■ **What you are asked to do**
Reproduce the listing below exactly. Pictures do not belong in the copy.

■ **Source material**
────────────────

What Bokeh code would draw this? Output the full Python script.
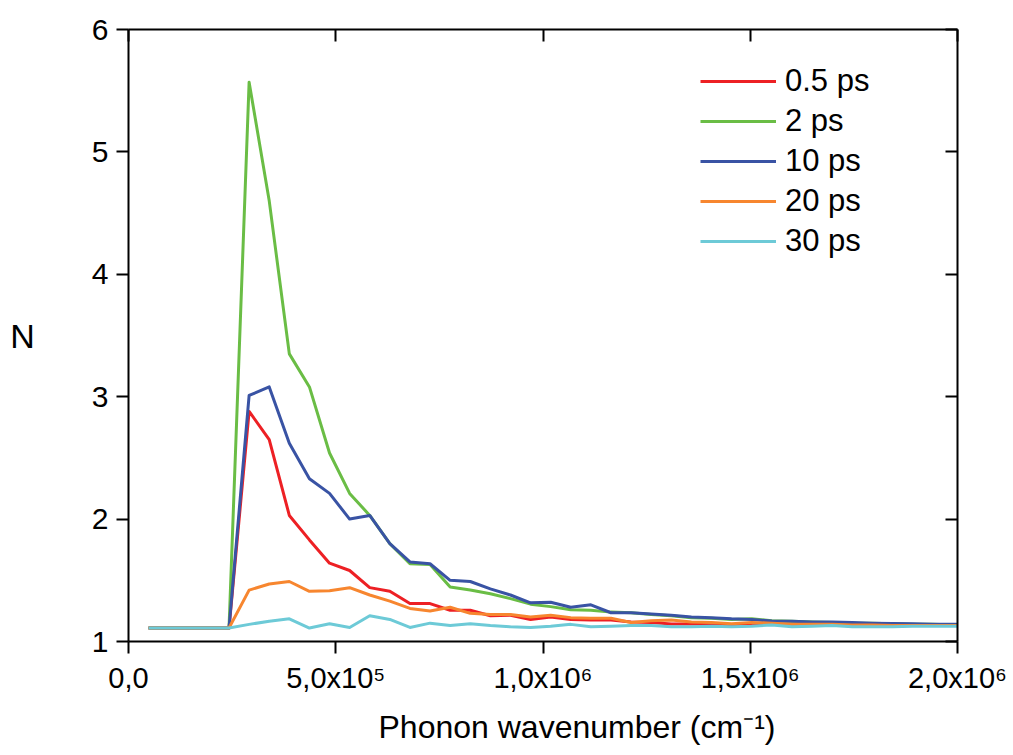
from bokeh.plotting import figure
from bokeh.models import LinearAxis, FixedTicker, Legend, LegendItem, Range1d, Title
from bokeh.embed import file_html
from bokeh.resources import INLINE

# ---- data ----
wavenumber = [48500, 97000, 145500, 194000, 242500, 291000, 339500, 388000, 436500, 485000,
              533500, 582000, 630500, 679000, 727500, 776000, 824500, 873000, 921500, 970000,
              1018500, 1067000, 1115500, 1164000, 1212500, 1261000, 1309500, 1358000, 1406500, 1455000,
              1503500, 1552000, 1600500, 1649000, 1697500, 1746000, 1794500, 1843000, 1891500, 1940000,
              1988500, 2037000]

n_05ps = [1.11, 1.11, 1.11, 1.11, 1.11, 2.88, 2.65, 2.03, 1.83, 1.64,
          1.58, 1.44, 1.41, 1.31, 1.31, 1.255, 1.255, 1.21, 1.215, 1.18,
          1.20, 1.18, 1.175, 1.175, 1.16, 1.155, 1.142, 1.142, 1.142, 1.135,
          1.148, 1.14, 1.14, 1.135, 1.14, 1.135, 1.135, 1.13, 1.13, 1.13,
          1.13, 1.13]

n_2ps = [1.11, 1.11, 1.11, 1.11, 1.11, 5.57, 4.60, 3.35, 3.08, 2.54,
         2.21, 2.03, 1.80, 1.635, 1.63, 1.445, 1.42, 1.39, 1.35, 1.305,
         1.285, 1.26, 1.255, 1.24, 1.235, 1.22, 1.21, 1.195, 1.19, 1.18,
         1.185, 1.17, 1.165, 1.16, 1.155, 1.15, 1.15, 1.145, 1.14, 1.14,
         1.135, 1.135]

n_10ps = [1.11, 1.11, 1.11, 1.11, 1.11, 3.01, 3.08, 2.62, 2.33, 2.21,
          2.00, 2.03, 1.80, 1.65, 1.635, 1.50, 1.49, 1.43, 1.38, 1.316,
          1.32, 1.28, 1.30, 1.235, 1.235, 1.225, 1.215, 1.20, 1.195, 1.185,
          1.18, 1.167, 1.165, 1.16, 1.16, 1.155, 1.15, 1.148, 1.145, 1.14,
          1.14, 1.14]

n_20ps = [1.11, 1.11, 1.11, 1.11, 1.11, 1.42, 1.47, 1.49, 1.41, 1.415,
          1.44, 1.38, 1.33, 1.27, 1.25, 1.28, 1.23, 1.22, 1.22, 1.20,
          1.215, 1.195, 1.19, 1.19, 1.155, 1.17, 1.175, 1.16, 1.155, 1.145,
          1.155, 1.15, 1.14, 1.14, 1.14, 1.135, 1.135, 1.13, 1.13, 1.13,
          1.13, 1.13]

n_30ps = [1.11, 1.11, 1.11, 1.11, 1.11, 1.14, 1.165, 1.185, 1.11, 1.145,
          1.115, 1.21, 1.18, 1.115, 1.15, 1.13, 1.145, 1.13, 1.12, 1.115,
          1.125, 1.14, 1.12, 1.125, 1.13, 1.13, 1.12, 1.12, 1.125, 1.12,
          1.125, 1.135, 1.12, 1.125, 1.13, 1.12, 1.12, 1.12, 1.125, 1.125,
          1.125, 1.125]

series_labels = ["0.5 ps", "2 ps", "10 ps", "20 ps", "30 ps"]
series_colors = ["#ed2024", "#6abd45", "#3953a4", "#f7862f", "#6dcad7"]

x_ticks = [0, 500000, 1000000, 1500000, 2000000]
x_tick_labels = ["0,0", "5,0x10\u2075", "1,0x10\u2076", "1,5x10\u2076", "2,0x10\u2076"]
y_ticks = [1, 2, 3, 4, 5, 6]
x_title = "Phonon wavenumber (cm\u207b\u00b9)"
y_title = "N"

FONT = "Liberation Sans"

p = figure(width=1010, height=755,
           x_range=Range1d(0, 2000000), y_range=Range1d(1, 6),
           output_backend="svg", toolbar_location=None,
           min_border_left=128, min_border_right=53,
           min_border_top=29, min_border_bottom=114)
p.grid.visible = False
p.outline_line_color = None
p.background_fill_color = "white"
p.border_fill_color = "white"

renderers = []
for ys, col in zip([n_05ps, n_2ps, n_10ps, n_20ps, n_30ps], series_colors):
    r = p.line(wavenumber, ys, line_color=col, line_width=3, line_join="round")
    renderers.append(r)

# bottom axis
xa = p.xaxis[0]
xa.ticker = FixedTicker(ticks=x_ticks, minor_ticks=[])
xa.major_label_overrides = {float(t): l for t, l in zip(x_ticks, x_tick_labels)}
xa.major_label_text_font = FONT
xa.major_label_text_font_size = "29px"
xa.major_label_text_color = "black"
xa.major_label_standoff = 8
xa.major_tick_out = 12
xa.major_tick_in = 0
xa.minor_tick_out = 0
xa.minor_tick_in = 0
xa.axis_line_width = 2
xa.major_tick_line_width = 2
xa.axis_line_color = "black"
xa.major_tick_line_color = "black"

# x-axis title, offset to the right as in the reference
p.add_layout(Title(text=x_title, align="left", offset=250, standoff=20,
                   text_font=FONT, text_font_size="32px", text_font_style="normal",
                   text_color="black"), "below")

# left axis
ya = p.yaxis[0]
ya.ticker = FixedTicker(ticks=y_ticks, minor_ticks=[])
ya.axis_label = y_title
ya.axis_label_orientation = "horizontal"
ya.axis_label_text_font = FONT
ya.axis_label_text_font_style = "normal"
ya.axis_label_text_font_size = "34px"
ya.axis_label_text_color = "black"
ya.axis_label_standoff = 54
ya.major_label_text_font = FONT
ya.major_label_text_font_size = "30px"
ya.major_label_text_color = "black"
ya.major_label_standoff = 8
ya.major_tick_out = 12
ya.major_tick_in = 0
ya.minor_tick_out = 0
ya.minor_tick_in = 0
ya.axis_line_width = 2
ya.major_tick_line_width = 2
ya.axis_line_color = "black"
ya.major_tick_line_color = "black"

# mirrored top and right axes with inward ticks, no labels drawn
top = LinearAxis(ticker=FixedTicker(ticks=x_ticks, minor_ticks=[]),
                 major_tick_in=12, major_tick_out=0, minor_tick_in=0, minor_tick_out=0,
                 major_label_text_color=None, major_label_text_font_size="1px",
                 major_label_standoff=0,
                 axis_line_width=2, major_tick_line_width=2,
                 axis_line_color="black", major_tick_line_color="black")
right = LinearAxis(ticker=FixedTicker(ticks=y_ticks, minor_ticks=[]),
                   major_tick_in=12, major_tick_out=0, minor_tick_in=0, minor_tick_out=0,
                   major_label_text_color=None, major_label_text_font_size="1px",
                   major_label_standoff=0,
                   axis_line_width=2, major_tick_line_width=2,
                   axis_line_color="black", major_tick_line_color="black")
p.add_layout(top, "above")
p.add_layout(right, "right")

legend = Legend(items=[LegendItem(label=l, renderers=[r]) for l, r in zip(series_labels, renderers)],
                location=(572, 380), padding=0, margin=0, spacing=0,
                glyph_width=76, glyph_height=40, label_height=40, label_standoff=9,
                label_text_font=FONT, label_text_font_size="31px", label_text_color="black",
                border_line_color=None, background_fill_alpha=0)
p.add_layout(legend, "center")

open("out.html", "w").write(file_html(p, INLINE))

────────────────

■ **Exercise solution**
What Bokeh code would draw this? Output the full Python script.
from bokeh.plotting import figure
from bokeh.models import LinearAxis, FixedTicker, Legend, LegendItem, Range1d, Title
from bokeh.embed import file_html
from bokeh.resources import INLINE

# ---- data ----
wavenumber = [48500, 97000, 145500, 194000, 242500, 291000, 339500, 388000, 436500, 485000,
              533500, 582000, 630500, 679000, 727500, 776000, 824500, 873000, 921500, 970000,
              1018500, 1067000, 1115500, 1164000, 1212500, 1261000, 1309500, 1358000, 1406500, 1455000,
              1503500, 1552000, 1600500, 1649000, 1697500, 1746000, 1794500, 1843000, 1891500, 1940000,
              1988500, 2037000]

n_05ps = [1.11, 1.11, 1.11, 1.11, 1.11, 2.88, 2.65, 2.03, 1.83, 1.64,
          1.58, 1.44, 1.41, 1.31, 1.31, 1.255, 1.255, 1.21, 1.215, 1.18,
          1.20, 1.18, 1.175, 1.175, 1.16, 1.155, 1.142, 1.142, 1.142, 1.135,
          1.148, 1.14, 1.14, 1.135, 1.14, 1.135, 1.135, 1.13, 1.13, 1.13,
          1.13, 1.13]

n_2ps = [1.11, 1.11, 1.11, 1.11, 1.11, 5.57, 4.60, 3.35, 3.08, 2.54,
         2.21, 2.03, 1.80, 1.635, 1.63, 1.445, 1.42, 1.39, 1.35, 1.305,
         1.285, 1.26, 1.255, 1.24, 1.235, 1.22, 1.21, 1.195, 1.19, 1.18,
         1.185, 1.17, 1.165, 1.16, 1.155, 1.15, 1.15, 1.145, 1.14, 1.14,
         1.135, 1.135]

n_10ps = [1.11, 1.11, 1.11, 1.11, 1.11, 3.01, 3.08, 2.62, 2.33, 2.21,
          2.00, 2.03, 1.80, 1.65, 1.635, 1.50, 1.49, 1.43, 1.38, 1.316,
          1.32, 1.28, 1.30, 1.235, 1.235, 1.225, 1.215, 1.20, 1.195, 1.185,
          1.18, 1.167, 1.165, 1.16, 1.16, 1.155, 1.15, 1.148, 1.145, 1.14,
          1.14, 1.14]

n_20ps = [1.11, 1.11, 1.11, 1.11, 1.11, 1.42, 1.47, 1.49, 1.41, 1.415,
          1.44, 1.38, 1.33, 1.27, 1.25, 1.28, 1.23, 1.22, 1.22, 1.20,
          1.215, 1.195, 1.19, 1.19, 1.155, 1.17, 1.175, 1.16, 1.155, 1.145,
          1.155, 1.15, 1.14, 1.14, 1.14, 1.135, 1.135, 1.13, 1.13, 1.13,
          1.13, 1.13]

n_30ps = [1.11, 1.11, 1.11, 1.11, 1.11, 1.14, 1.165, 1.185, 1.11, 1.145,
          1.115, 1.21, 1.18, 1.115, 1.15, 1.13, 1.145, 1.13, 1.12, 1.115,
          1.125, 1.14, 1.12, 1.125, 1.13, 1.13, 1.12, 1.12, 1.125, 1.12,
          1.125, 1.135, 1.12, 1.125, 1.13, 1.12, 1.12, 1.12, 1.125, 1.125,
          1.125, 1.125]

series_labels = ["0.5 ps", "2 ps", "10 ps", "20 ps", "30 ps"]
series_colors = ["#ed2024", "#6abd45", "#3953a4", "#f7862f", "#6dcad7"]

x_ticks = [0, 500000, 1000000, 1500000, 2000000]
x_tick_labels = ["0,0", "5,0x10\u2075", "1,0x10\u2076", "1,5x10\u2076", "2,0x10\u2076"]
y_ticks = [1, 2, 3, 4, 5, 6]
x_title = "Phonon wavenumber (cm\u207b\u00b9)"
y_title = "N"

FONT = "Liberation Sans"

p = figure(width=1010, height=755,
           x_range=Range1d(0, 2000000), y_range=Range1d(1, 6),
           output_backend="svg", toolbar_location=None,
           min_border_left=128, min_border_right=53,
           min_border_top=29, min_border_bottom=114)
p.grid.visible = False
p.outline_line_color = None
p.background_fill_color = "white"
p.border_fill_color = "white"

renderers = []
for ys, col in zip([n_05ps, n_2ps, n_10ps, n_20ps, n_30ps], series_colors):
    r = p.line(wavenumber, ys, line_color=col, line_width=3, line_join="round")
    renderers.append(r)

# bottom axis
xa = p.xaxis[0]
xa.ticker = FixedTicker(ticks=x_ticks, minor_ticks=[])
xa.major_label_overrides = {float(t): l for t, l in zip(x_ticks, x_tick_labels)}
xa.major_label_text_font = FONT
xa.major_label_text_font_size = "29px"
xa.major_label_text_color = "black"
xa.major_label_standoff = 8
xa.major_tick_out = 12
xa.major_tick_in = 0
xa.minor_tick_out = 0
xa.minor_tick_in = 0
xa.axis_line_width = 2
xa.major_tick_line_width = 2
xa.axis_line_color = "black"
xa.major_tick_line_color = "black"

# x-axis title, offset to the right as in the reference
p.add_layout(Title(text=x_title, align="left", offset=250, standoff=20,
                   text_font=FONT, text_font_size="32px", text_font_style="normal",
                   text_color="black"), "below")

# left axis
ya = p.yaxis[0]
ya.ticker = FixedTicker(ticks=y_ticks, minor_ticks=[])
ya.axis_label = y_title
ya.axis_label_orientation = "horizontal"
ya.axis_label_text_font = FONT
ya.axis_label_text_font_style = "normal"
ya.axis_label_text_font_size = "34px"
ya.axis_label_text_color = "black"
ya.axis_label_standoff = 54
ya.major_label_text_font = FONT
ya.major_label_text_font_size = "30px"
ya.major_label_text_color = "black"
ya.major_label_standoff = 8
ya.major_tick_out = 12
ya.major_tick_in = 0
ya.minor_tick_out = 0
ya.minor_tick_in = 0
ya.axis_line_width = 2
ya.major_tick_line_width = 2
ya.axis_line_color = "black"
ya.major_tick_line_color = "black"

# mirrored top and right axes with inward ticks, no labels drawn
top = LinearAxis(ticker=FixedTicker(ticks=x_ticks, minor_ticks=[]),
                 major_tick_in=12, major_tick_out=0, minor_tick_in=0, minor_tick_out=0,
                 major_label_text_color=None, major_label_text_font_size="1px",
                 major_label_standoff=0,
                 axis_line_width=2, major_tick_line_width=2,
                 axis_line_color="black", major_tick_line_color="black")
right = LinearAxis(ticker=FixedTicker(ticks=y_ticks, minor_ticks=[]),
                   major_tick_in=12, major_tick_out=0, minor_tick_in=0, minor_tick_out=0,
                   major_label_text_color=None, major_label_text_font_size="1px",
                   major_label_standoff=0,
                   axis_line_width=2, major_tick_line_width=2,
                   axis_line_color="black", major_tick_line_color="black")
p.add_layout(top, "above")
p.add_layout(right, "right")

legend = Legend(items=[LegendItem(label=l, renderers=[r]) for l, r in zip(series_labels, renderers)],
                location=(572, 380), padding=0, margin=0, spacing=0,
                glyph_width=76, glyph_height=40, label_height=40, label_standoff=9,
                label_text_font=FONT, label_text_font_size="31px", label_text_color="black",
                border_line_color=None, background_fill_alpha=0)
p.add_layout(legend, "center")

open("out.html", "w").write(file_html(p, INLINE))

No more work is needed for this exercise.